I assume that when a sheep turns on my dogs they feel a thrum of fear, after all the sheep outweigh them three-to-one and have heads like granite. Being walloped by a sheep is no fun. And yet, my dogs have learned to face these sheep, they have been rewarded for standing their ground in the past with the sheep abandoning the fight and my dogs prevailing. Winning can only happen if there is the possibility of failure or loss.


No one seeks out pain. Or at least, one would think this, however, every athlete in the world seeks out pain. Not broken leg pain, to be sure, but lung searing, legs trembling, arms exhausted pain. And they seek it out time and time again. People who belly flop into the pool are seeking out pain. People who do yoga are looking for that 'stretch' which is a form of pain. Diving into a cold ocean or lake, or into a hot spa causes pain, apparently even tickling lights up the same sensors as pain in the brain.


I would never actively inflict pain on my dogs, but they run next to the ATV and I assume feel that same lung-searing muscle exhaustion we all do when we exercise. Tagg has bitten her tongue playing disc, Ruby has damaged her pads playing with the flirt pole. I can only assume both hurt when the adrenaline from the game subsided.


I cannot speak for most corrective tools used on dogs because I have never been trained by skilled trainers how to use them, and therefore will not compare my ham handed ideas on their use with how they are likely used by folks who use them regularly and with skill. I will say that head halters use torque which is uncomfortable, and a halter on a horse uses the same. I can say that when using whips on horses in dressage training they were almost never used to inflict pain, rather they were annoying (much like someone tapping you trying to get your attention, or a fly buzzing around your head) and annoyance alone is a form of punishment, but my horses never fled my whip in fear of pain because there had never been that association. To conflate a tool (whip) with pain because if used with aggression it can cause pain does not mean that all uses of the tool cause pain, any more than the idea that the millions of drivers using cars every day are murderers because some folks have used cars for that purpose.


People dislike the 'if used properly' caveat, because their argument is that if the tool is necessary it by definition must cause pain to be effective (I believe this about head halters and extreme bits in horses), however, until you have seen a tool used in every circumstance by every trainer, I don't think the argument holds. A whip can certainly be used to inflict pain and fear. It can also, and in the hands of many good trainers, be used to tickle, pester, and annoy - both are forms of punishment, to be sure, but I think conflating a child who pulls on a hem of a parent to punish their inattention is a far cry from one who pulls a knife!


To state, unequivocally that punishment means using fear and pain is ridiculous, untrue, and extreme.

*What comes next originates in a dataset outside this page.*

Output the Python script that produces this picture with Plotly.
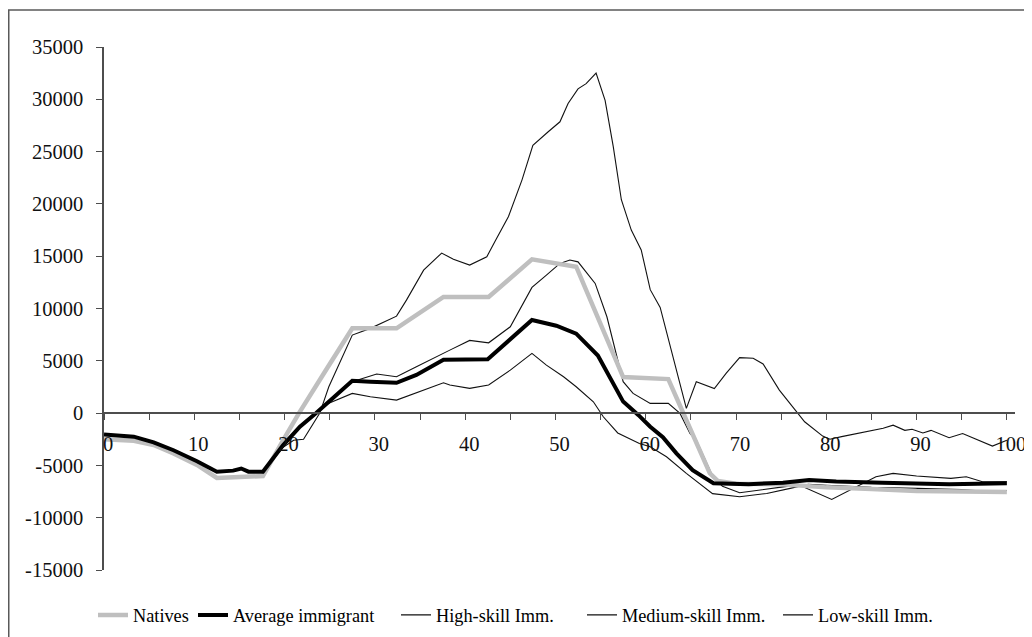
import plotly.graph_objects as go

# ---- data ----
x_child = [0, 3.3, 5.5, 7.7, 10.3, 12.5, 14.3, 15.2, 16, 17.6]
y_child = [-2050, -2250, -2800, -3550, -4600, -5600, -5500, -5300, -5600, -5600]

x_natives = [0, 3.3, 5.5, 7.7, 10.3, 12.5, 15, 17.6, 19.9, 21.6, 24.5, 27.5, 32.4, 37.6,
             42.6, 47.4, 52.3, 57.5, 62.5, 67.1, 68, 70, 75, 80, 85, 90, 95, 100]
y_natives = [-2500, -2650, -3050, -3850, -4950, -6200, -6100, -6020, -2500, 0, 4000, 8100,
             8100, 11100, 11100, 14700, 14000, 3450, 3250, -5750, -6500, -6750, -6800,
             -7100, -7250, -7450, -7500, -7550]

x_avg_tail = [19.8, 21.7, 23.5, 25.5, 27.5, 29.5, 32.4, 34.6, 37.6, 42.5, 47.4, 50.1, 52.3,
              54.7, 56.0, 57.5, 59.2, 60.5, 61.9, 63.4, 65.2, 66.7, 67.5, 71.4, 75.2, 78.1,
              81.1, 86.2, 93.6, 100]
y_avg_tail = [-3100, -1300, 0, 1500, 3100, 3000, 2900, 3650, 5100, 5150, 8900, 8350, 7600,
              5500, 3500, 1100, -200, -1300, -2300, -3850, -5450, -6250, -6700, -6800,
              -6650, -6400, -6550, -6650, -6800, -6700]

x_high_tail = [19.8, 21.0, 22.1, 23.9, 24.9, 27.5, 29.5, 31.3, 32.4, 33.5, 35.4, 37.4, 38.7,
               40.5, 42.4, 43.3, 44.8, 46.3, 47.5, 49.2, 50.5, 51.4, 52.5, 53.4, 54.5, 55.5,
               56.4, 57.3, 58.4, 59.5, 60.5, 61.6, 64.5, 65.6, 67.6, 68.9, 70.4, 71.9, 73.0,
               74.8, 76.7, 77.6, 79.6, 80.4, 81.7, 83.5, 85.0, 86.3, 87.4, 88.7, 89.5, 90.7,
               91.6, 93.6, 95.1, 96.6, 98.4, 100]
y_high_tail = [-3300, -2600, -2500, 0, 2520, 7460, 8100, 8830, 9270, 10800, 13670, 15300,
               14700, 14150, 14950, 16400, 18800, 22300, 25600, 26900, 27850, 29600, 31000,
               31500, 32500, 29900, 25500, 20400, 17500, 15600, 11800, 10100, 450, 3000,
               2350, 3800, 5300, 5250, 4700, 2200, 130, -830, -2200, -2500, -2250, -1950,
               -1650, -1450, -1150, -1650, -1550, -1900, -1650, -2350, -1950, -2500, -3150,
               -2600]

x_medium_tail = [19.8, 21.7, 23.5, 25.5, 27.5, 30.2, 32.4, 34.6, 37.6, 38.3, 40.5, 42.6, 45.0,
                 47.4, 49.0, 50.5, 51.6, 52.5, 54.4, 55.7, 57.5, 58.6, 60.5, 62.5, 63.8, 64.9,
                 65.6, 67.4, 68.5, 70.4, 75.2, 77.0, 80.6, 83.7, 85.5, 87.4, 90.0, 93.8, 95.5,
                 97.3, 100]
y_medium_tail = [-3100, -1300, 0, 1500, 3000, 3730, 3470, 4430, 5770, 6020, 6950, 6720, 8250,
                 12020, 13190, 14310, 14630, 14460, 12400, 9210, 3000, 1880, 930, 930, -30,
                 -1940, -2580, -6000, -7000, -7620, -7050, -6880, -8250, -6880, -6090, -5760,
                 -6020, -6240, -6090, -6570, -6570]

x_low_tail = [19.8, 21.7, 23.5, 24.9, 27.5, 29.5, 32.4, 35.0, 37.6, 38.3, 40.5, 42.6, 45.0,
              47.4, 49.0, 50.9, 52.3, 54.2, 55.3, 56.9, 59.3, 60.5, 62.3, 64.5, 67.4, 70.4,
              73.4, 76.0, 78.0, 80.0, 85.0, 90.0, 95.0, 98.0, 100]
y_low_tail = [-3100, -1300, 0, 950, 1880, 1560, 1240, 2040, 2900, 2680, 2360, 2680, 4110,
              5710, 4590, 3470, 2520, 1080, -350, -1900, -2900, -3220, -4180, -5760, -7700,
              -8000, -7680, -7200, -6800, -6900, -7100, -7200, -7300, -7500, -7400]

series_names = ["Natives", "Average immigrant", "High-skill Imm.", "Medium-skill Imm.",
                "Low-skill Imm."]

x_tickvals = list(range(0, 101, 5))
x_ticktext = ["0", "", "10", "", "20", "", "30", "", "40", "", "50", "", "60", "", "70", "",
              "80", "", "90", "", "100"]
y_tickvals = [35000, 30000, 25000, 20000, 15000, 10000, 5000, 0, -5000, -10000, -15000]
y_ticktext = ["35000", "30000", "25000", "20000", "15000", "10000", "5000", "0", "-5000",
              "-10000", "-15000"]

# ---- layout geometry (the page puts the figure 8 px in from the top-left) ----
OFF = 8
W, H = 1032 - OFF, 637 - OFF
ML, MT = 104 - OFF, 47 - OFF
MR = W - (1015 - OFF)
MB = H - (570 - OFF)
PW, PH = W - ML - MR, H - MT - MB


def px_x(px):
    return (px - OFF - ML) / PW


def px_y(py):
    return (H + OFF - MB - py) / PH


FONT = "Liberation Serif, Times New Roman, serif"

fig = go.Figure()

thin = dict(color="#111111", width=1.1)
fig.add_trace(go.Scatter(x=x_child + x_high_tail, y=y_child + y_high_tail, mode="lines",
                         name=series_names[2], line=thin, legend="legend3"))
fig.add_trace(go.Scatter(x=x_child + x_medium_tail, y=y_child + y_medium_tail, mode="lines",
                         name=series_names[3], line=thin, legend="legend4"))
fig.add_trace(go.Scatter(x=x_child + x_low_tail, y=y_child + y_low_tail, mode="lines",
                         name=series_names[4], line=thin, legend="legend5"))
fig.add_trace(go.Scatter(x=x_natives, y=y_natives, mode="lines", name=series_names[0],
                         line=dict(color="#BFBFBF", width=4.5), legend="legend"))
fig.add_trace(go.Scatter(x=x_child + x_avg_tail, y=y_child + y_avg_tail, mode="lines",
                         name=series_names[1], line=dict(color="#000000", width=4),
                         legend="legend2"))

leg_py = 615 - OFF
leg_starts = [85, 185, 388, 574, 770]
leg_common = dict(orientation="h", yanchor="middle", xanchor="left",
                  xref="container", yref="container", y=1 - leg_py / H,
                  font=dict(family=FONT, size=18.3, color="#000000"),
                  bgcolor="rgba(0,0,0,0)", borderwidth=0)

fig.update_layout(
    width=W, height=H,
    margin=dict(l=ML, r=MR, t=MT, b=MB, pad=0, autoexpand=False),
    paper_bgcolor="white", plot_bgcolor="white",
    showlegend=True,
    legend=dict(x=leg_starts[0] / W, **leg_common),
    legend2=dict(x=leg_starts[1] / W, **leg_common),
    legend3=dict(x=leg_starts[2] / W, **leg_common),
    legend4=dict(x=leg_starts[3] / W, **leg_common),
    legend5=dict(x=leg_starts[4] / W, **leg_common),
    xaxis=dict(range=[0, 100.9], anchor="free", position=0.3,
               tickvals=x_tickvals, ticktext=x_ticktext, ticks="outside", ticklen=6,
               tickwidth=1.3, tickcolor="#4d4d4d", showline=True, linecolor="#4d4d4d",
               linewidth=1.5, showgrid=False, zeroline=False, ticklabelstandoff=7,
               ticklabelshift=4, tickfont=dict(family=FONT, size=20.5, color="#111111")),
    yaxis=dict(range=[-15000, 35000], tickvals=y_tickvals, ticktext=y_ticktext,
               ticks="outside", ticklen=6, tickwidth=1.3, tickcolor="#4d4d4d",
               showline=True, linecolor="#4d4d4d", linewidth=1.5, showgrid=False,
               zeroline=False, ticklabelstandoff=9,
               tickfont=dict(family=FONT, size=20.5, color="#111111")),
    shapes=[dict(type="rect", xref="paper", yref="paper",
                 x0=px_x(OFF + 0.75), x1=px_x(1025), y0=px_y(650), y1=px_y(10),
                 line=dict(color="#595959", width=1.5), fillcolor="rgba(0,0,0,0)",
                 layer="below")],
)

fig.write_html("out.html")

And 'extreme' I think is where the issue lays. I believe in disagreement. We grow when we meet someone with whom we disagree. Or we should. We cannot grow if we have labeled the other person a dog torturer because they use tools that we do not (and may not even fully understand). If we cannot meet every trainer as a fellow traveler and a possible source of knowledge, then we have failed. We have failed ourselves, our profession, and our dogs.


I love the idea of positive fluffy training, and if there are those who can do it every time in every situation with every dog, great! Good for them! They are growing our profession, helping dogs, and helping their fellow trainers. But if they cannot be respectful of the millions of dogs and trainers who have worked together using other methods for thousands of years, then I must doubt their claims. How can you excel without asking those who have gone before? How can you grow without disagreement, conversation, questions and answers, trial and error, and the power of surprise insights?

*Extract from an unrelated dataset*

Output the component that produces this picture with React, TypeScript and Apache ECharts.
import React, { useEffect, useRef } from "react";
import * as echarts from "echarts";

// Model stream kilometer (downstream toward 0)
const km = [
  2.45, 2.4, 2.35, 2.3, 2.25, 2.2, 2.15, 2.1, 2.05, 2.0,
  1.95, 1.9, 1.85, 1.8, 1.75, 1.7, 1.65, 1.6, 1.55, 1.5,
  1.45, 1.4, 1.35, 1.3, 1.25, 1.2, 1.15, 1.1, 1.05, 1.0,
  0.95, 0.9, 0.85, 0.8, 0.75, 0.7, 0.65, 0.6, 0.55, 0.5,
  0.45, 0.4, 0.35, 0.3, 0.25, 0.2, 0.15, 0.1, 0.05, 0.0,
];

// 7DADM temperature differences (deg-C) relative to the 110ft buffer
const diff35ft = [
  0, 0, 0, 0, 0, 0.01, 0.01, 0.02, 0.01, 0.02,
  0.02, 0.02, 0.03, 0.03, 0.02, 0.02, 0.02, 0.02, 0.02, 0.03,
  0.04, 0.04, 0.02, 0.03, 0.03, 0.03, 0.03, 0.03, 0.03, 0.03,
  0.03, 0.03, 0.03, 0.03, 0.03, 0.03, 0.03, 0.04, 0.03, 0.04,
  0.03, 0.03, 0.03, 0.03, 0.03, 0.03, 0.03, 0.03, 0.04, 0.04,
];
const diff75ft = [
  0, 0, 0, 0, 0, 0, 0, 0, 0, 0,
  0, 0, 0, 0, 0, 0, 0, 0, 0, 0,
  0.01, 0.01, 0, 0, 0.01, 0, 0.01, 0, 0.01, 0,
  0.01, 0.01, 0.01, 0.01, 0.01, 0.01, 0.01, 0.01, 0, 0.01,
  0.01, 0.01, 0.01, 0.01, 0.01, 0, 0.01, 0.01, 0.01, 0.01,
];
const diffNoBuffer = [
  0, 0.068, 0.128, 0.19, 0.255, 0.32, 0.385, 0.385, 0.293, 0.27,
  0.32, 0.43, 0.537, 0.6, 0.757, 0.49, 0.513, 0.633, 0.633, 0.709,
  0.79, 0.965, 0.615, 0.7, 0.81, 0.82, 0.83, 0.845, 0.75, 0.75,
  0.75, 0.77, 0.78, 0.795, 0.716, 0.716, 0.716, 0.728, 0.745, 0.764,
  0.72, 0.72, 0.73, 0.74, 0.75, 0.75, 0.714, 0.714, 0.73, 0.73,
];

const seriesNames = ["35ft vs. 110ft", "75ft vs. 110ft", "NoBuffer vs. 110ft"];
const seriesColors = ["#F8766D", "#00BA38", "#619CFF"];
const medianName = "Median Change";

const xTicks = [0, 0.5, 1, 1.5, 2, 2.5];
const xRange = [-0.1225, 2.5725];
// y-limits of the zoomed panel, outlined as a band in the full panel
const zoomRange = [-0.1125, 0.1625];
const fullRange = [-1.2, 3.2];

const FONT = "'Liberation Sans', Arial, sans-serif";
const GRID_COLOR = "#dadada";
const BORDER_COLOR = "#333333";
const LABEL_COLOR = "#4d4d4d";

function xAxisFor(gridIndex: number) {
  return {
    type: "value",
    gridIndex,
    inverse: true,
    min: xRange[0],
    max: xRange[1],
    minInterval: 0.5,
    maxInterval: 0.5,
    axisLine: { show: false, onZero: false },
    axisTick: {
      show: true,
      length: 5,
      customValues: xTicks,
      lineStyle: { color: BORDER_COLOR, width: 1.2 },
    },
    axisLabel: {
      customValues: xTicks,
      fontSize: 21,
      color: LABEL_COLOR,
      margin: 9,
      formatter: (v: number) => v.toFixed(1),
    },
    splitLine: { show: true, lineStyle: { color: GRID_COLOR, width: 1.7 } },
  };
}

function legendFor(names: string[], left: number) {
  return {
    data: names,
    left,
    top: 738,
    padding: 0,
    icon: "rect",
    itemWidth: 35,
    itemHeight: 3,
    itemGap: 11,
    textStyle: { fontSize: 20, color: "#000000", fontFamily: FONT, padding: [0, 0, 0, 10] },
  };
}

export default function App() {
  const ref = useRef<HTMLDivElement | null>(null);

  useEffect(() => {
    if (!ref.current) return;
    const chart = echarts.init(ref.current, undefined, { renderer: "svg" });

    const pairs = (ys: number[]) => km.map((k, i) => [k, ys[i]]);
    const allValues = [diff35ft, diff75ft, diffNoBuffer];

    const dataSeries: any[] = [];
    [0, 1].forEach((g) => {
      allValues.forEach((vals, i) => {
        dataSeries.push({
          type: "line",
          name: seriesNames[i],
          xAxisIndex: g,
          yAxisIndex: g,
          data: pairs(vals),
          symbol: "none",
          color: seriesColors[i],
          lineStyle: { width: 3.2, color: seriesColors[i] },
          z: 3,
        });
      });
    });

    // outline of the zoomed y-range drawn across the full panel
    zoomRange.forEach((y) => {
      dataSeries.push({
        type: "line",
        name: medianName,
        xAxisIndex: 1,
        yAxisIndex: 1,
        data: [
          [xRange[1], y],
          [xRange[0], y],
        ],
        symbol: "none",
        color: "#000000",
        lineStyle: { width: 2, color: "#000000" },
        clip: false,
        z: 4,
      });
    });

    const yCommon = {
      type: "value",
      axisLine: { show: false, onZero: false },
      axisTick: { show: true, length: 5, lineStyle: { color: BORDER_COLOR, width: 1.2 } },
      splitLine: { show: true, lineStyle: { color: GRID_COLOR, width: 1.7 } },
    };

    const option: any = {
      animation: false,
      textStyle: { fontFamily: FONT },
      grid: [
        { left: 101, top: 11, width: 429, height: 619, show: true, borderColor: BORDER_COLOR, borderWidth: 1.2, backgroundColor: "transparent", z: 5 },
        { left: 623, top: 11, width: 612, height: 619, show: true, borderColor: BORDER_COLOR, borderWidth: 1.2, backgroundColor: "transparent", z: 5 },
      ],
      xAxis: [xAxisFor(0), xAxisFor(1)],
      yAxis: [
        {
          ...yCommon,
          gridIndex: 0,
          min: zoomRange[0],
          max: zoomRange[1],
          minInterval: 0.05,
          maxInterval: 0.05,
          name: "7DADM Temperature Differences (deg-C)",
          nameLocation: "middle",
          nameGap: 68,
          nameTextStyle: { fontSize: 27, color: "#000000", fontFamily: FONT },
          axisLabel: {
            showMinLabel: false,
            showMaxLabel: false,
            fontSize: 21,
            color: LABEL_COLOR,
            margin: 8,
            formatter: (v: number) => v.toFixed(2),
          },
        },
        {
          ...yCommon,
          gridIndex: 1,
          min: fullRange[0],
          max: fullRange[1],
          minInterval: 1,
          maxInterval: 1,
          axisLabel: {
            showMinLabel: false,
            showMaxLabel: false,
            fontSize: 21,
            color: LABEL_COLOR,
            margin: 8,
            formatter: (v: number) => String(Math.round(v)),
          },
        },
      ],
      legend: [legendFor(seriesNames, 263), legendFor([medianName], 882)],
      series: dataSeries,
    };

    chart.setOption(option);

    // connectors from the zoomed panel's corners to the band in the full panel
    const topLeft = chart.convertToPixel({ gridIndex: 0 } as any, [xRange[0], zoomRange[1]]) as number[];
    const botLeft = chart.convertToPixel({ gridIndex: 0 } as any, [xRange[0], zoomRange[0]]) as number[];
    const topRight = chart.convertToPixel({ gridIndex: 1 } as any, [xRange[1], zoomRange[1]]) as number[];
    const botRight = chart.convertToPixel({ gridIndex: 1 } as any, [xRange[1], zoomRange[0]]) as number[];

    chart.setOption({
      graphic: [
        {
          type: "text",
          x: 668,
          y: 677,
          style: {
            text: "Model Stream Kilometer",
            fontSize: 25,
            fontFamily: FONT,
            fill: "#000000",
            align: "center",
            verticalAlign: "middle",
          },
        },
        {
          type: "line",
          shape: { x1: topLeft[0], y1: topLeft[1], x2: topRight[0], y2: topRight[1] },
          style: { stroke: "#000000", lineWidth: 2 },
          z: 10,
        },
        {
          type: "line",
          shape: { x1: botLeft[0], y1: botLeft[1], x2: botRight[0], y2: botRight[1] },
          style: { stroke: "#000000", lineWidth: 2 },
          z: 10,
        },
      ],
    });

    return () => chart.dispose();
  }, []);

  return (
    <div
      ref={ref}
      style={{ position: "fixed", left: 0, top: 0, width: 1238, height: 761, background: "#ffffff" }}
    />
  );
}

I love my dogs. I work hard to adhere to an ethical standard that balances their emotional well-being with their ability to live freely in my house and in my life. I do not pretend to have all the answers, and I know and hope that every belief I have will be challenged if not today, then tomorrow, and that I will be open-minded and curious enough to ask the questions and find the answers and take value when I find it.

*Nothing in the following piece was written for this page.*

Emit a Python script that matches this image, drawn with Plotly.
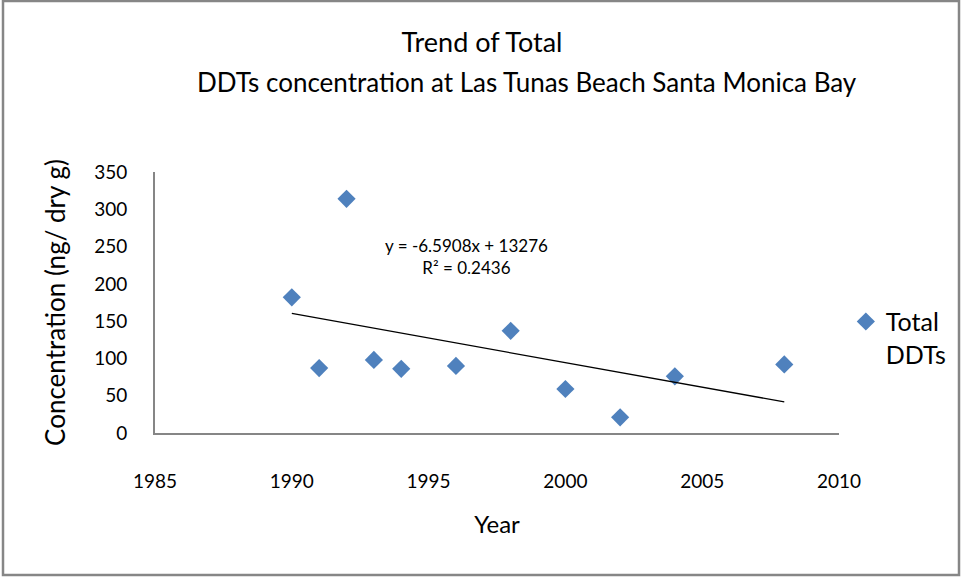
import plotly.graph_objects as go

# values
years = [1990, 1991, 1992, 1993, 1994, 1996, 1998, 2000, 2002, 2004, 2008]
total_ddts = [182, 87, 314, 98, 86, 90, 137, 59, 21, 76, 92]

# linear trend reported on the chart
slope = -6.5908
intercept = 13276
r_squared = 0.2436

title_line1 = "Trend of Total"
title_line2 = "DDTs concentration at Las Tunas Beach Santa Monica Bay"

font_name = "Lato"
axis_grey = "#868686"

# plot area in pixels (left, right, top, bottom)
pl, pr, pt, pb = 155, 839, 172, 433
pw, ph = pr - pl, pb - pt

def px(x):
    return (x - pl) / pw

def py(y):
    return (pb - y) / ph

trend_x = [min(years), max(years)]
trend_y = [slope * x + intercept for x in trend_x]

fig = go.Figure()
fig.add_trace(go.Scatter(
    x=years,
    y=total_ddts,
    mode="markers",
    name="Total<br>DDTs",
    marker=dict(symbol="diamond", size=14, color="#4F81BD"),
))
fig.add_trace(go.Scatter(
    x=trend_x,
    y=trend_y,
    mode="lines",
    line=dict(color="black", width=1.3),
    showlegend=False,
    hoverinfo="skip",
))

fig.add_annotation(
    x=1996.4, y=237,
    text=f"y = {slope}x + {intercept}<br>R² = {r_squared}",
    showarrow=False,
    font=dict(family=font_name, size=17, color="black"),
    align="center",
)

# second title line sits a bit right of the first one in the original
fig.add_annotation(
    x=px(527), y=py(82), xref="paper", yref="paper",
    text=title_line2, showarrow=False,
    xanchor="center", yanchor="middle",
    font=dict(family=font_name, size=26, color="black"),
)

# outer chart border
fig.add_shape(
    type="rect", xref="paper", yref="paper",
    x0=px(3), x1=px(959), y0=py(575), y1=py(1),
    line=dict(color=axis_grey, width=2.5),
    layer="below",
)

fig.update_layout(
    width=963, height=577,
    margin=dict(l=pl, r=963 - pr, t=pt, b=577 - pb),
    paper_bgcolor="white",
    plot_bgcolor="white",
    font=dict(family=font_name, size=19, color="black"),
    title=dict(
        text=title_line1,
        x=482 / 963, xref="container", xanchor="center",
        y=1 - 43 / 577, yref="container", yanchor="middle",
        font=dict(family=font_name, size=27, color="black"),
    ),
    legend=dict(
        x=1.01, y=0.365, xanchor="left", yanchor="middle",
        valign="top",
        font=dict(family=font_name, size=25, color="black"),
        bgcolor="rgba(0,0,0,0)",
    ),
    xaxis=dict(
        range=[1985, 2010], dtick=5, tick0=1985,
        showgrid=False, zeroline=False,
        showline=True, linecolor=axis_grey, linewidth=2,
        ticks="", ticklabelstandoff=30,
        title=dict(text="Year", standoff=25, font=dict(size=24)),
        automargin=False,
    ),
    yaxis=dict(
        range=[0, 350], dtick=50,
        showgrid=False, zeroline=False,
        showline=True, linecolor=axis_grey, linewidth=2,
        ticks="", ticklabelstandoff=22,
        title=dict(text="Concentration (ng/ dry g)", standoff=21, font=dict(size=26)),
        automargin=False,
    ),
)

fig.write_html(
    "out.html",
    config={"displayModeBar": False},
    post_script="document.body.style.margin='0';",
)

It is hard in the era of social media and siloing ourselves with like-minded folks to reach out to the other side, whether we are talking dog training, child raising, or politics, and seek answers. But the only way we can be better at what we do tomorrow than we were today is to reach out and find disagreement, relish it, explore it, be respectful of those who are expressing it, and learn. Lean in to fear, just as we ask our dogs to, and challenge your beliefs.